Escobar clarified that under the policy, anything not designated a parking zone is a common-use area and thus available for any use — including electioneering — with a county-issued permit.

Celina Moreno, an attorney with MALDEF, argued that the property use policy was not narrowly tailored and thus overly broad. Nina Perales, also with MALDEF, stressed that the policy could do more to distinguish between active electioneering, such as engaging with voters, and passive electioneering, like wearing a political T-shirt.

Efrén Olivares, an attorney with TCRP, argued that while the policy may be designed to regulate property, in practice, when it comes to speech, it only affects political speech.

Olivares cited an incident over the weekend in which sheriff’s deputies asked Gonzalez Garza to leave a sidewalk in front of the courthouse because she was wearing a campaign T-shirt. Gonzalez Garza said at the time she was standing next to another woman who was not asked to leave.
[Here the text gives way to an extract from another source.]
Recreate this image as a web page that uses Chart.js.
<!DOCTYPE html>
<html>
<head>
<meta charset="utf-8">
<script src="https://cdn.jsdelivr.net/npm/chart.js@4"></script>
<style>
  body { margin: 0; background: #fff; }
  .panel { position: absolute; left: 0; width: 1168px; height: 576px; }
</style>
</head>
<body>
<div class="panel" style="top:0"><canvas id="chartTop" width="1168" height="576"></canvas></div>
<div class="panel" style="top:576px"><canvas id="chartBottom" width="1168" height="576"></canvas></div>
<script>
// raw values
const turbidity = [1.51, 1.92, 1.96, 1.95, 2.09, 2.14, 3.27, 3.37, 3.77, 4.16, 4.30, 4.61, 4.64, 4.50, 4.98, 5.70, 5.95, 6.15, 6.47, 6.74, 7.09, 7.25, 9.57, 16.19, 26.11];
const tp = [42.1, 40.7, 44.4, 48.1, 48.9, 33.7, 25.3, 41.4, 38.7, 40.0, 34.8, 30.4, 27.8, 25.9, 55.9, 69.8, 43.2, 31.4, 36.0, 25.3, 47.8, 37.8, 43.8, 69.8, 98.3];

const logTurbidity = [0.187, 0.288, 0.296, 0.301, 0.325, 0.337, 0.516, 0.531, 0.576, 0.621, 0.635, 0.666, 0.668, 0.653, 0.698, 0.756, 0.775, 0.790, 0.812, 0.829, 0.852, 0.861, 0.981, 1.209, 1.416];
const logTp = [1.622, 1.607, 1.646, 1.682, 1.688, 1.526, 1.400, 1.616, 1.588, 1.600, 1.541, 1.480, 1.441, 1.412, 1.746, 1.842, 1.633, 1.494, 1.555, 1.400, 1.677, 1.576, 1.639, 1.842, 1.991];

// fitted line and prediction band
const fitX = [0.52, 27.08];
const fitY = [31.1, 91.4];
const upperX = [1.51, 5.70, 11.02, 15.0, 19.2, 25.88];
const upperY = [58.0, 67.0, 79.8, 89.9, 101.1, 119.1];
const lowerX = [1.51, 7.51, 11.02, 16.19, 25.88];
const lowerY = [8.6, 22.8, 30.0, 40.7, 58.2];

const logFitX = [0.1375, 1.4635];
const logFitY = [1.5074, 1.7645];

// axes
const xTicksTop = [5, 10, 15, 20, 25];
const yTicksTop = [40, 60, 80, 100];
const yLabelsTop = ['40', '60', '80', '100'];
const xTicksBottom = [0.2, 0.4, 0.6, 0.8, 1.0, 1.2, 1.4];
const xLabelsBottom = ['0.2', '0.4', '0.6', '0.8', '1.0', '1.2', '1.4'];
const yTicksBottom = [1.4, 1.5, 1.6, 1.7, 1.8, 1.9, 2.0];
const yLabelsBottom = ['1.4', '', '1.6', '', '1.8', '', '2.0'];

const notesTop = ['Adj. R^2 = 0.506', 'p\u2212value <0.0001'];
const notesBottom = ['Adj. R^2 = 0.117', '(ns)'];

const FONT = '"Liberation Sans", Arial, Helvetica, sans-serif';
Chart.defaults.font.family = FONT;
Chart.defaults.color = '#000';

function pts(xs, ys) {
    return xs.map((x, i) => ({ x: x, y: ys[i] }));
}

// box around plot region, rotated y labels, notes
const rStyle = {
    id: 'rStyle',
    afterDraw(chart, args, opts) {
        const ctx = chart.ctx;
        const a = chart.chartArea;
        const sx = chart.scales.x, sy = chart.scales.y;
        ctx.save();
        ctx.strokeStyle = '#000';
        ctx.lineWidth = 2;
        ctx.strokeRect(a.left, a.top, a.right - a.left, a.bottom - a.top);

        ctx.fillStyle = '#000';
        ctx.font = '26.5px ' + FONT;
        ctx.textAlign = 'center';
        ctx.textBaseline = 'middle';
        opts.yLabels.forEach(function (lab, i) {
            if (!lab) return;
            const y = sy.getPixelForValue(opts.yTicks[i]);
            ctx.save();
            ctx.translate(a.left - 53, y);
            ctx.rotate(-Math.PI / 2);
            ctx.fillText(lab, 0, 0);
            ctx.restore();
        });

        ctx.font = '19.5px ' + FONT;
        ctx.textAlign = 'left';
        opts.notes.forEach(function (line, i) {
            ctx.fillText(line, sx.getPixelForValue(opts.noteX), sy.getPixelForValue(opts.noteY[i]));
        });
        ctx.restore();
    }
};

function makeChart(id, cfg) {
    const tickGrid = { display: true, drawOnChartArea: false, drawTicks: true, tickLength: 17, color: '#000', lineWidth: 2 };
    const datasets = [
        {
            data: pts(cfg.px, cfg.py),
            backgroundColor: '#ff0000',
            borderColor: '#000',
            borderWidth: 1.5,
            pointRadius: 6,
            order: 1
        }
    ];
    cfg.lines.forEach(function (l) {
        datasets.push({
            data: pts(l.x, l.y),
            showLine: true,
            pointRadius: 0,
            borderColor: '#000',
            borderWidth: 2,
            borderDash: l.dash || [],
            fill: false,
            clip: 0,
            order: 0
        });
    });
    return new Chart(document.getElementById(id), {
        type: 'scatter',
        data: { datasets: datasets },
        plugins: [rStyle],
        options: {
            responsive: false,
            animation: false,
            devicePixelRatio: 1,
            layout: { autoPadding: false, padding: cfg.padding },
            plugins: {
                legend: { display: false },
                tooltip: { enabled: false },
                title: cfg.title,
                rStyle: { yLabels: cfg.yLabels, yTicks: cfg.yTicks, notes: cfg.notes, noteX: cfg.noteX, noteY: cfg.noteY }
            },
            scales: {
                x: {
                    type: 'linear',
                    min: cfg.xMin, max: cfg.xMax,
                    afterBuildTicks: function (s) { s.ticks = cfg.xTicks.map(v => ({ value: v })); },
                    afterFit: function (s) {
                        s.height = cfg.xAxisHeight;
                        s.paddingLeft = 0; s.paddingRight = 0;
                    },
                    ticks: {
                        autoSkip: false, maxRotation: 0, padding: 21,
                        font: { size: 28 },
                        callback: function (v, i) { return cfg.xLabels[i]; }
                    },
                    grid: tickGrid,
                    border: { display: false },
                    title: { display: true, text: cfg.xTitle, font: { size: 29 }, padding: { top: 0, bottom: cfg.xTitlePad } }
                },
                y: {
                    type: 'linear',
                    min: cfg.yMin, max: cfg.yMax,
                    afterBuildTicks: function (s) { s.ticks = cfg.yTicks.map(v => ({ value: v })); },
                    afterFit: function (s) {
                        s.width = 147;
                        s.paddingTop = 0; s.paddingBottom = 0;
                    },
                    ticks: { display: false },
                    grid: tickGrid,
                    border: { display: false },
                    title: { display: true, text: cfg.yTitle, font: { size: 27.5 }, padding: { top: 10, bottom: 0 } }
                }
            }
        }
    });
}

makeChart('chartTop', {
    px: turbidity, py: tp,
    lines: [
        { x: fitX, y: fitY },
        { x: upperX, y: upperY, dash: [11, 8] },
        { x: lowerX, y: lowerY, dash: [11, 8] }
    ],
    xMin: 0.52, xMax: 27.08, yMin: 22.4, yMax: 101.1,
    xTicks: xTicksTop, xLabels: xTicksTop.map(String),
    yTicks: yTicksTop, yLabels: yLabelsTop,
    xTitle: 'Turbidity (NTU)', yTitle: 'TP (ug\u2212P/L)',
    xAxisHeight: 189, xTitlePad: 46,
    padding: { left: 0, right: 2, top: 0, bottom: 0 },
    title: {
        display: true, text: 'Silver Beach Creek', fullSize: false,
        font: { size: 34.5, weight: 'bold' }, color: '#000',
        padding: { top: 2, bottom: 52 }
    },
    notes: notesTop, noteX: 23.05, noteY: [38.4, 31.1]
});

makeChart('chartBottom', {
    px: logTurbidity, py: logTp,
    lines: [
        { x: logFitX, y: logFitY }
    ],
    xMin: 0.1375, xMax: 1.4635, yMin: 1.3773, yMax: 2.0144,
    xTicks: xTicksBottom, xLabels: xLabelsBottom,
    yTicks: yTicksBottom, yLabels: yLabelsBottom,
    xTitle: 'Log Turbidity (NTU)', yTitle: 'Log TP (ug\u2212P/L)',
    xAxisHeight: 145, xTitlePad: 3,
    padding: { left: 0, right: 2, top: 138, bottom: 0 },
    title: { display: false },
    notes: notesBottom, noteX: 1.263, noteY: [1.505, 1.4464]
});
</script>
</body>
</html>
While Crane agreed in its applicability that the law may be discriminatory, he said on its face, the policy was neutral. While Gonzalez Garza believed she was asked to leave because of her T-shirt, the judge said the actual reason the deputies made her leave was unclear.

The judge also tried to discern just how far the county property use policy went, asking the attorneys for the county if a person would have to seek a permit to watch a baseball game at the county’s baseball field, have a picnic at a county park or hold a protest on county property. He expressed concern over how the policy affected use of county sidewalks.

Crane ultimately said he needed more time to consider the nuances of the property use policy, telling the parties he hoped to make a ruling on the TRO application within the next few days.